* Start Data provided *
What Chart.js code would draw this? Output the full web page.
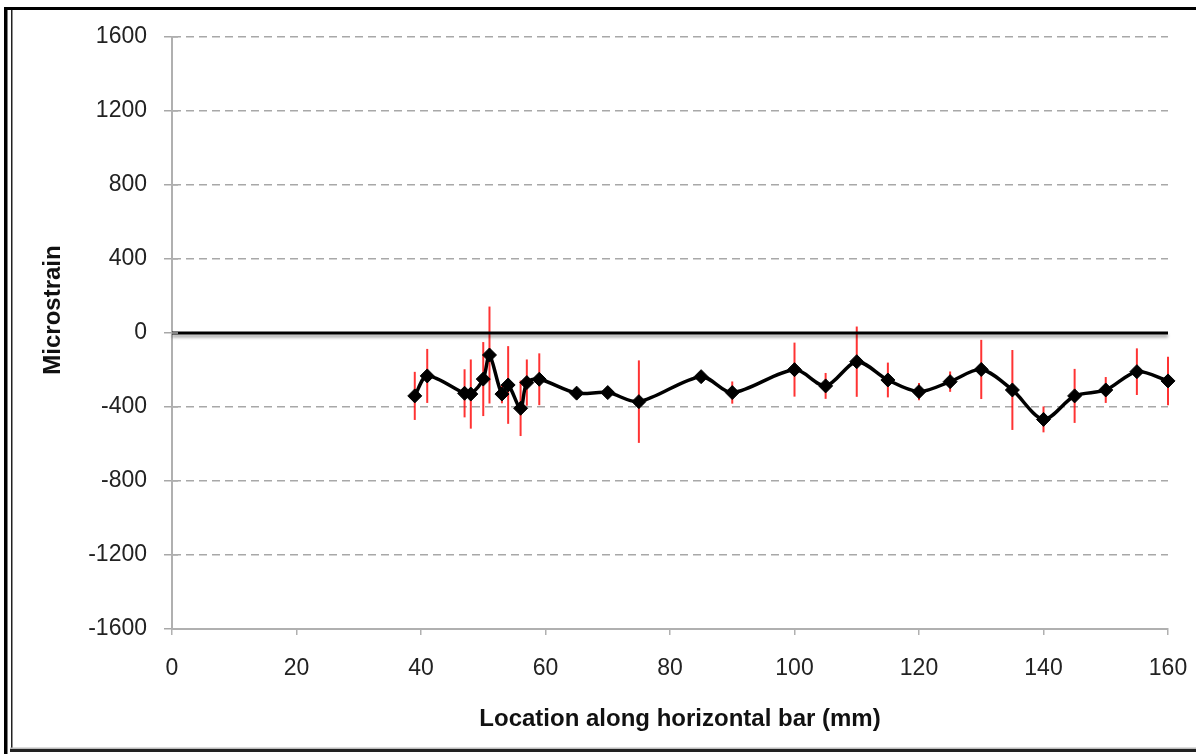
<!DOCTYPE html>
<html>
<head>
<meta charset="utf-8">
<script src="https://cdn.jsdelivr.net/npm/chart.js@4/dist/chart.umd.min.js"></script>
<style>
  html, body { margin: 0; padding: 0; background: #fff; }
  #wrap { width: 1196px; height: 754px; position: relative; }
</style>
</head>
<body>
<div id="wrap"><canvas id="c" width="1196" height="754"></canvas></div>
<script>
// ---- data ----
const locations = [39, 41, 47, 48, 50, 51, 53, 54, 56, 57, 59, 65, 70, 75, 85, 90, 100, 105, 110, 115, 120, 125, 130, 135, 140, 145, 150, 155, 160];
const microstrain = [-340, -232, -326, -330, -249, -119, -330, -281, -407, -268, -250, -325, -322, -371, -236, -322, -198, -286, -155, -254, -317, -263, -197, -308, -467, -340, -308, -209, -259];
const errors = [130, 146, 130, 187, 200, 262, 50, 210, 150, 125, 140, 0, 0, 223, 30, 60, 146, 70, 190, 94, 47, 55, 160, 216, 70, 146, 70, 126, 131];
const zeroLineX = [0, 160];
const zeroLineY = [0, 0];
const xTickValues = [0, 20, 40, 60, 80, 100, 120, 140, 160];
const yTickValues = [-1600, -1200, -800, -400, 0, 400, 800, 1200, 1600];
const xTitle = 'Location along horizontal bar (mm)';
const yTitle = 'Microstrain';

const FONT = "'Liberation Sans', Arial, Helvetica, sans-serif";

const errorBarPlugin = {
  id: 'errorBars',
  beforeDatasetsDraw(chart) {
    const meta = chart.getDatasetMeta(1);
    const ys = chart.scales.y;
    const ctx = chart.ctx;
    ctx.save();
    ctx.strokeStyle = 'rgba(255,0,0,0.8)';
    ctx.lineWidth = 2;
    meta.data.forEach((pt, i) => {
      const e = errors[i];
      if (!e) return;
      const v = microstrain[i];
      ctx.beginPath();
      ctx.moveTo(pt.x, ys.getPixelForValue(v + e));
      ctx.lineTo(pt.x, ys.getPixelForValue(v - e));
      ctx.stroke();
    });
    ctx.restore();
  }
};

const shadowPlugin = {
  id: 'lineShadow',
  beforeDatasetDraw(chart, args) {
    if (args.index === 0) {
      chart.ctx.save();
      chart.ctx.shadowColor = 'rgba(0,0,0,0.35)';
      chart.ctx.shadowOffsetY = 3;
      chart.ctx.shadowBlur = 3;
    }
  },
  afterDatasetDraw(chart, args) {
    if (args.index === 0) chart.ctx.restore();
  }
};

const decorPlugin = {
  id: 'decor',
  beforeDraw(chart) {
    const ctx = chart.ctx;
    ctx.save();
    ctx.fillStyle = '#fff';
    ctx.fillRect(0, 0, chart.width, chart.height);
    ctx.restore();
  },
  afterDraw(chart) {
    const ctx = chart.ctx;
    const a = chart.chartArea;
    ctx.save();
    // y tick cross marks (extend right of axis)
    ctx.strokeStyle = '#b0b0b0';
    ctx.lineWidth = 1.5;
    yTickValues.forEach(v => {
      const py = chart.scales.y.getPixelForValue(v);
      ctx.beginPath();
      ctx.moveTo(a.left, py);
      ctx.lineTo(a.left + 6, py);
      ctx.stroke();
    });
    // titles
    ctx.fillStyle = '#111';
    ctx.font = 'bold 24px ' + FONT;
    ctx.textAlign = 'center';
    ctx.textBaseline = 'middle';
    ctx.fillText(xTitle, 680, 719);
    ctx.translate(53, 310);
    ctx.rotate(-Math.PI / 2);
    ctx.fillText(yTitle, 0, 0);
    ctx.setTransform(1, 0, 0, 1, 0, 0);
    // frame
    ctx.fillStyle = '#000';
    ctx.fillRect(4, 7, 1192, 3);
    ctx.fillRect(4, 7, 3.5, 747);
    ctx.fillStyle = '#222';
    ctx.fillRect(11, 10, 1.5, 742);
    ctx.fillRect(10, 749, 1186, 3);
    ctx.fillStyle = '#bbb';
    ctx.fillRect(10, 747.5, 1186, 1.5);
    ctx.restore();
  }
};

new Chart(document.getElementById('c'), {
  type: 'line',
  data: {
    datasets: [
      {
        label: 'zero',
        data: zeroLineX.map((x, i) => ({ x, y: zeroLineY[i] })),
        borderColor: '#000',
        borderWidth: 3,
        pointRadius: 0,
        tension: 0,
        clip: false
      },
      {
        label: 'Microstrain',
        data: locations.map((x, i) => ({ x, y: microstrain[i] })),
        borderColor: '#000',
        borderWidth: 3.5,
        tension: 0.3,
        pointStyle: 'rectRot',
        pointRadius: 7,
        pointBackgroundColor: '#000',
        pointBorderColor: '#000',
        pointBorderWidth: 1,
        clip: false
      }
    ]
  },
  options: {
    responsive: false,
    animation: false,
    devicePixelRatio: 1,
    layout: { padding: { top: 37, right: 28, left: 0, bottom: 0 } },
    plugins: { legend: { display: false }, tooltip: { enabled: false } },
    scales: {
      x: {
        type: 'linear',
        min: 0, max: 160,
        afterFit(s) { s.height = 125; s.paddingLeft = 0; s.paddingRight = 0; },
        afterBuildTicks(s) { s.ticks = xTickValues.map(v => ({ value: v })); },
        grid: { drawOnChartArea: false, drawTicks: true, tickLength: 6, color: '#b0b0b0', lineWidth: 1.5 },
        border: { display: true, color: '#b0b0b0', width: 2 },
        ticks: { color: '#222', font: { family: FONT, size: 23 }, padding: 20, maxRotation: 0, autoSkip: false, callback: v => String(v) }
      },
      y: {
        type: 'linear',
        min: -1600, max: 1600,
        afterFit(s) { s.width = 172; s.paddingTop = 0; s.paddingBottom = 0; },
        afterBuildTicks(s) { s.ticks = yTickValues.map(v => ({ value: v })); },
        grid: { drawOnChartArea: true, drawTicks: true, tickLength: 8, color: '#a8a8a8', lineWidth: 1.5 },
        border: { display: true, color: '#b0b0b0', width: 2, dash: [8, 5] },
        ticks: { color: '#222', font: { family: FONT, size: 23 }, padding: 17, autoSkip: false, callback: v => String(v) }
      }
    }
  },
  plugins: [decorPlugin, errorBarPlugin, shadowPlugin]
});
</script>
</body>
</html>
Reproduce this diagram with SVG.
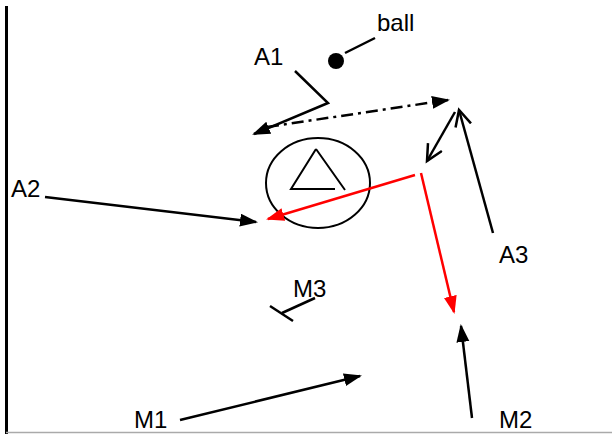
<svg xmlns="http://www.w3.org/2000/svg" width="612" height="434" viewBox="0 0 612 434">
<style>
.ln{stroke:#000;stroke-width:2.5;fill:none}
.rd{stroke:#f00;stroke-width:2.5;fill:none}
.lb{font-family:"Liberation Sans",Arial,sans-serif;font-size:24px;fill:#000}
</style>
<defs>
<marker id="fb" markerUnits="userSpaceOnUse" markerWidth="18" markerHeight="14" refX="16" refY="6.5" orient="auto"><path d="M0,0 L18,6.5 L0,13 z" fill="#000"/></marker>
<marker id="fr" markerUnits="userSpaceOnUse" markerWidth="18" markerHeight="14" refX="16" refY="6.5" orient="auto"><path d="M0,0 L18,6.5 L0,13 z" fill="#f00"/></marker>
<marker id="ob" markerUnits="userSpaceOnUse" markerWidth="20" markerHeight="20" refX="17" refY="9" orient="auto"><path d="M1,1 L17,9 L1,17" fill="none" stroke="#000" stroke-width="2.5"/></marker>
</defs>
<rect width="612" height="434" fill="#fff"/>
<g id="frame">
<line x1="6.5" y1="6" x2="6.5" y2="434" stroke="#000" stroke-width="3"/>
<line x1="6" y1="432.5" x2="612" y2="432.5" stroke="#aaa" stroke-width="1.5"/>
</g>
<g id="ball">
<circle cx="336" cy="61" r="8" fill="#000"/>
<line class="ln" x1="345" y1="53" x2="375" y2="38" stroke-width="2"/>
<text class="lb" x="377" y="31">ball</text>
</g>
<g id="goal">
<ellipse cx="318" cy="183" rx="52" ry="45" fill="none" stroke="#000" stroke-width="2"/>
<path d="M316,149 L291,189 L335,189 M316,149 L345,190" fill="none" stroke="#000" stroke-width="2"/>
</g>
<g id="A1"><text class="lb" x="254" y="65">A1</text></g>
<g id="A2"><text class="lb" x="11" y="197">A2</text></g>
<g id="A3"><text class="lb" x="499" y="263">A3</text></g>
<g id="M1"><text class="lb" x="134" y="428">M1</text></g>
<g id="M2"><text class="lb" x="499" y="428">M2</text></g>
<g id="M3"><text class="lb" x="293" y="297">M3</text></g>
<g id="connectors">
<polyline class="ln" points="295,71 328,103 254,134" marker-end="url(#fb)"/>
<line class="ln" x1="267" y1="127" x2="448" y2="100" stroke-dasharray="12,5,3,5" marker-end="url(#fb)"/>
<line class="ln" x1="493" y1="233" x2="459" y2="110" marker-end="url(#ob)"/>
<line class="ln" x1="455" y1="112" x2="427" y2="161" marker-end="url(#ob)"/>
<line class="rd" x1="415" y1="175" x2="268" y2="219" marker-end="url(#fr)"/>
<line class="rd" x1="421" y1="173" x2="454" y2="312" marker-end="url(#fr)"/>
<line class="ln" x1="45" y1="197" x2="256" y2="222" marker-end="url(#fb)"/>
<line class="ln" x1="180" y1="420" x2="360" y2="376" marker-end="url(#fb)"/>
<line class="ln" x1="472" y1="418" x2="461" y2="326" marker-end="url(#fb)"/>
<line class="ln" x1="315" y1="298" x2="282" y2="313" stroke-width="2"/>
<line class="ln" x1="270" y1="306" x2="293" y2="321" stroke-width="2"/>
</g>
</svg>
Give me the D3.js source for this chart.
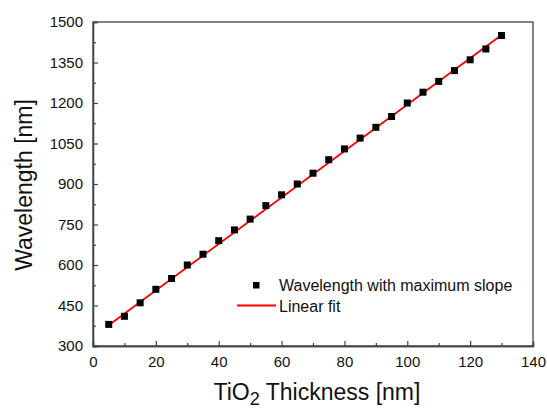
<!DOCTYPE html>
<html>
<head>
<meta charset="utf-8">
<script src="https://cdn.jsdelivr.net/npm/d3@7"></script>
<style>
  body { margin: 0; background: #fff; }
  text { font-family: "Liberation Sans", Arial, sans-serif; fill: #111; }
</style>
</head>
<body>
<div id="chart"></div>
<script>
// measured points: TiO2 thickness (nm) vs wavelength with maximum slope (nm)
var thickness = [5, 10, 15, 20, 25, 30, 35, 40, 45, 50, 55, 60, 65,
                 70, 75, 80, 85, 90, 95, 100, 105, 110, 115, 120, 125, 130];
var wavelength = [380, 410, 460, 510, 550, 600, 640, 690, 730, 770, 820, 860, 900,
                  940, 990, 1030, 1070, 1110, 1150, 1200, 1240, 1280, 1320, 1360, 1400, 1450];
// linear fit end points
var fitX = [5, 130];
var fitY = [377, 1452];

var xTicks = [0, 20, 40, 60, 80, 100, 120, 140];
var yTicks = [300, 450, 600, 750, 900, 1050, 1200, 1350, 1500];
var legendLabels = ["Wavelength with maximum slope", "Linear fit"];

var width = 547, height = 409;
var pLeft = 93, pRight = 533, pTop = 22, pBottom = 346;

var svg = d3.select("#chart").append("svg")
  .attr("width", width)
  .attr("height", height);

var x = d3.scaleLinear().domain([0, 140]).range([pLeft, pRight]);
var y = d3.scaleLinear().domain([300, 1500]).range([pBottom, pTop]);

var axisColor = "#444";

// frame
svg.append("rect")
  .attr("x", pLeft).attr("y", pTop)
  .attr("width", pRight - pLeft).attr("height", pBottom - pTop)
  .attr("fill", "none").attr("stroke", axisColor).attr("stroke-width", 1.3);

// minor ticks (inward)
var xMinor = d3.range(10, 140, 20);
var yMinor = d3.range(375, 1500, 150);

svg.append("g").attr("transform", "translate(0," + pBottom + ")")
  .call(d3.axisBottom(x).tickValues(xTicks).tickSize(-5).tickPadding(10).tickFormat(d3.format("d")));
svg.append("g").attr("transform", "translate(0," + pBottom + ")")
  .call(d3.axisBottom(x).tickValues(xMinor).tickSize(-3).tickFormat(""));

svg.append("g").attr("transform", "translate(" + pLeft + ",0)")
  .call(d3.axisLeft(y).tickValues(yTicks).tickSize(-5).tickPadding(10).tickFormat(d3.format("d")));
svg.append("g").attr("transform", "translate(" + pLeft + ",0)")
  .call(d3.axisLeft(y).tickValues(yMinor).tickSize(-3).tickFormat(""));

svg.selectAll(".domain").attr("stroke", axisColor).attr("stroke-width", 1.3);
svg.selectAll(".tick line").attr("stroke", axisColor).attr("stroke-width", 1.2);
svg.selectAll(".tick text")
  .style("font-family", "'Liberation Sans', Arial, sans-serif")
  .style("font-size", "15px").attr("fill", "#111");

// axis titles
svg.append("text")
  .attr("x", (pLeft + pRight) / 2 + 4).attr("y", 400)
  .attr("text-anchor", "middle")
  .style("font-size", "23px")
  .html('TiO<tspan dy="4.5" font-size="18px">2</tspan><tspan dy="-4.5"> Thickness [nm]</tspan>');

svg.append("text")
  .attr("transform", "translate(32," + ((pTop + pBottom) / 2 + 1) + ") rotate(-90)")
  .attr("text-anchor", "middle")
  .style("font-size", "23px")
  .text("Wavelength [nm]");

// linear fit
var line = d3.line().x(function(d) { return x(d[0]); }).y(function(d) { return y(d[1]); });
svg.append("path")
  .datum(d3.zip(fitX, fitY))
  .attr("d", line)
  .attr("fill", "none")
  .attr("stroke", "#f00")
  .attr("stroke-width", 1.8);

// data markers
var ms = 7;
svg.selectAll("rect.pt")
  .data(d3.zip(thickness, wavelength))
  .enter()
  .append("rect")
  .attr("class", "pt")
  .attr("x", function(d) { return x(d[0]) - ms / 2; })
  .attr("y", function(d) { return y(d[1]) - ms / 2; })
  .attr("width", ms).attr("height", ms)
  .attr("fill", "#000");

// legend
var lg = svg.append("g");
lg.append("rect").attr("x", 253).attr("y", 282).attr("width", 6.5).attr("height", 6.5).attr("fill", "#000");
lg.append("text").attr("x", 279).attr("y", 291).style("font-size", "16px").text(legendLabels[0]);
lg.append("line").attr("x1", 237).attr("x2", 276).attr("y1", 305.5).attr("y2", 305.5)
  .attr("stroke", "#f00").attr("stroke-width", 1.8);
lg.append("text").attr("x", 279).attr("y", 311.5).style("font-size", "16px").text(legendLabels[1]);
</script>
</body>
</html>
* End Data provided *
__Exercise instructions__: Go through the data and gather every line that holds "with".

__Final result__:
Reproduce this diagram with SVG.
// measured points: TiO2 thickness (nm) vs wavelength with maximum slope (nm)
var legendLabels = ["Wavelength with maximum slope", "Linear fit"];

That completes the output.